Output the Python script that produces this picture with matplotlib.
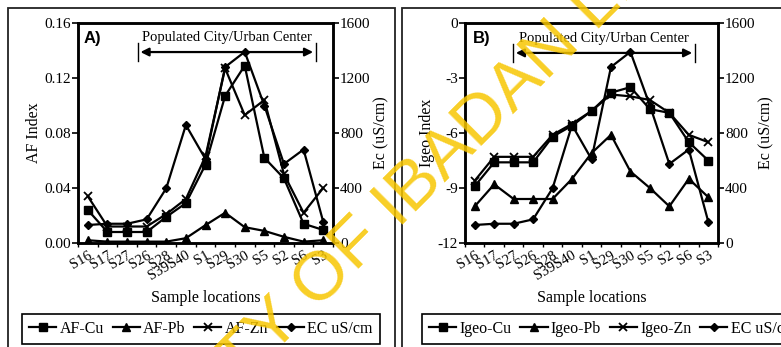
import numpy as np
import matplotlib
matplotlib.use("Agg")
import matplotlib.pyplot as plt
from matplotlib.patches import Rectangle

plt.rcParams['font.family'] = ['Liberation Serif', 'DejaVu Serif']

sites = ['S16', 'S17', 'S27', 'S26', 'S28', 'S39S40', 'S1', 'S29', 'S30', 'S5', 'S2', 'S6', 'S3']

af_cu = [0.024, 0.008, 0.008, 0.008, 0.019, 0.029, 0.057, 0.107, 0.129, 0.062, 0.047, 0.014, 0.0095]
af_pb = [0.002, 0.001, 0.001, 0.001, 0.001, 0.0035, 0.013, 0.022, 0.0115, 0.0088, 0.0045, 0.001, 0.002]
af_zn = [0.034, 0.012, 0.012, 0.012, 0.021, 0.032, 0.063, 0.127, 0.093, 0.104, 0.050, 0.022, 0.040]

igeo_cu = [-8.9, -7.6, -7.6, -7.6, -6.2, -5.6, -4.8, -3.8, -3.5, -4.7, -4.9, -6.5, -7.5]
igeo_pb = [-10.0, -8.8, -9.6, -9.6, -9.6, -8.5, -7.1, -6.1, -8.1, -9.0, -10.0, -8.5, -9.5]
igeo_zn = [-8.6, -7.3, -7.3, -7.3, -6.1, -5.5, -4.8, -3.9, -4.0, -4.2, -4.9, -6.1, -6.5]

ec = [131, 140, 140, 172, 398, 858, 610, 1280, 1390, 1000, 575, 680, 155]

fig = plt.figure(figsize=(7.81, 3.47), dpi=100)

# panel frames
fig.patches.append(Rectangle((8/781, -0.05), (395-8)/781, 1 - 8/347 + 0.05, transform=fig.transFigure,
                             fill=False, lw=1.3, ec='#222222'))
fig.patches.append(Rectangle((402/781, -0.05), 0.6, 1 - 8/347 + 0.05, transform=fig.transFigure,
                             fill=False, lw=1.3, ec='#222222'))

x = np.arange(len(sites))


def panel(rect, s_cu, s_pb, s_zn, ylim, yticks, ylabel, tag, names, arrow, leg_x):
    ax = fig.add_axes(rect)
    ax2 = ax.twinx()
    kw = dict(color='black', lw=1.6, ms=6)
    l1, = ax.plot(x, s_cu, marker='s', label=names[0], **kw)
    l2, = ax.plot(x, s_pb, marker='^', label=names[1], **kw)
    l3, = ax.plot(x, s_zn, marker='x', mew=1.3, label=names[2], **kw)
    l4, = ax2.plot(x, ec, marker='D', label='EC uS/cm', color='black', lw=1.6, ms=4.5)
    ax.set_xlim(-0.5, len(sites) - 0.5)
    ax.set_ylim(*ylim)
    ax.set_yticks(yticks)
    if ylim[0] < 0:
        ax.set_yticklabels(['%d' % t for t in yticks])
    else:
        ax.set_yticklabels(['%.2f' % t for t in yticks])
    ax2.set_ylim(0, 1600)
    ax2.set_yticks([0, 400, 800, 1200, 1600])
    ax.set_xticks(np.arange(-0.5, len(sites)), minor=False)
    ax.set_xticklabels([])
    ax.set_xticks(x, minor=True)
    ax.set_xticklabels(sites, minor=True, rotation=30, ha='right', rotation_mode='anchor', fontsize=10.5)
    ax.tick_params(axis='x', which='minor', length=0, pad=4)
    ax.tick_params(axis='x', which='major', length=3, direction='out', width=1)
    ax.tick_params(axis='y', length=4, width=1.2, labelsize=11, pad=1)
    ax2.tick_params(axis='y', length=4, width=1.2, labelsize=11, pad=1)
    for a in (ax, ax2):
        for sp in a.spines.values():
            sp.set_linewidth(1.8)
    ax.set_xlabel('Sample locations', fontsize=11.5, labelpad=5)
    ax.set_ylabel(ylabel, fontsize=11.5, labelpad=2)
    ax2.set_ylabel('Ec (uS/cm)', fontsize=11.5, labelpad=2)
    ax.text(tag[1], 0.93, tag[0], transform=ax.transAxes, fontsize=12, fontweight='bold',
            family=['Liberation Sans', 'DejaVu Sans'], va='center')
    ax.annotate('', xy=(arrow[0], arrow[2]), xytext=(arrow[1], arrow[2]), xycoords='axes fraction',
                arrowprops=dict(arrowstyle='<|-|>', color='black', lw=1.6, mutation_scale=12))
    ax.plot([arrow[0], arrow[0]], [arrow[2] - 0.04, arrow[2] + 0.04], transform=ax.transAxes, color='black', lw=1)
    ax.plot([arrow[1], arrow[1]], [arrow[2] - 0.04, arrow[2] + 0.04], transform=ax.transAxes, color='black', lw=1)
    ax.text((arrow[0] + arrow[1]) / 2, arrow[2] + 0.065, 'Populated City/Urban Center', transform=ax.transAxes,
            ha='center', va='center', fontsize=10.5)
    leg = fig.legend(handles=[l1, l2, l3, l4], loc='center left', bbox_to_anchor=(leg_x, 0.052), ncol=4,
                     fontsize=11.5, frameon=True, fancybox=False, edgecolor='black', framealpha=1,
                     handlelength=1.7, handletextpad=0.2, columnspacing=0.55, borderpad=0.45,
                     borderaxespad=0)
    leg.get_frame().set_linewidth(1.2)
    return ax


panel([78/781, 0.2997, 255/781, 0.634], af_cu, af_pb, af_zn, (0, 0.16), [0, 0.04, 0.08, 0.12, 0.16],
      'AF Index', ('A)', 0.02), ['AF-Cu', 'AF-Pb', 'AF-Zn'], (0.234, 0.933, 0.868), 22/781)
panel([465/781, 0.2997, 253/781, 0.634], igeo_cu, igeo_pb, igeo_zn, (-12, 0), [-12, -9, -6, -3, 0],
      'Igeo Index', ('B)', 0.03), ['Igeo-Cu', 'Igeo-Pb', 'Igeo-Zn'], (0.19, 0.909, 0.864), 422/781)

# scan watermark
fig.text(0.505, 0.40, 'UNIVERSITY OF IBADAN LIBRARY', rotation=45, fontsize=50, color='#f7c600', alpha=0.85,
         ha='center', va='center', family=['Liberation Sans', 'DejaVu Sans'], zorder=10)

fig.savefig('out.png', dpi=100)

◇ ◇ ◇

▶ _Written instruction_:
Take the lines from the start of the material to the line with "fig = plt.figure(figsize=(7.81, 3.47), dpi=100)", both included, and transcribe them exactly without the pictures.

▶ _The response_:
Output the Python script that produces this picture with matplotlib.
import numpy as np
import matplotlib
matplotlib.use("Agg")
import matplotlib.pyplot as plt
from matplotlib.patches import Rectangle

plt.rcParams['font.family'] = ['Liberation Serif', 'DejaVu Serif']

sites = ['S16', 'S17', 'S27', 'S26', 'S28', 'S39S40', 'S1', 'S29', 'S30', 'S5', 'S2', 'S6', 'S3']

af_cu = [0.024, 0.008, 0.008, 0.008, 0.019, 0.029, 0.057, 0.107, 0.129, 0.062, 0.047, 0.014, 0.0095]
af_pb = [0.002, 0.001, 0.001, 0.001, 0.001, 0.0035, 0.013, 0.022, 0.0115, 0.0088, 0.0045, 0.001, 0.002]
af_zn = [0.034, 0.012, 0.012, 0.012, 0.021, 0.032, 0.063, 0.127, 0.093, 0.104, 0.050, 0.022, 0.040]

igeo_cu = [-8.9, -7.6, -7.6, -7.6, -6.2, -5.6, -4.8, -3.8, -3.5, -4.7, -4.9, -6.5, -7.5]
igeo_pb = [-10.0, -8.8, -9.6, -9.6, -9.6, -8.5, -7.1, -6.1, -8.1, -9.0, -10.0, -8.5, -9.5]
igeo_zn = [-8.6, -7.3, -7.3, -7.3, -6.1, -5.5, -4.8, -3.9, -4.0, -4.2, -4.9, -6.1, -6.5]

ec = [131, 140, 140, 172, 398, 858, 610, 1280, 1390, 1000, 575, 680, 155]

fig = plt.figure(figsize=(7.81, 3.47), dpi=100)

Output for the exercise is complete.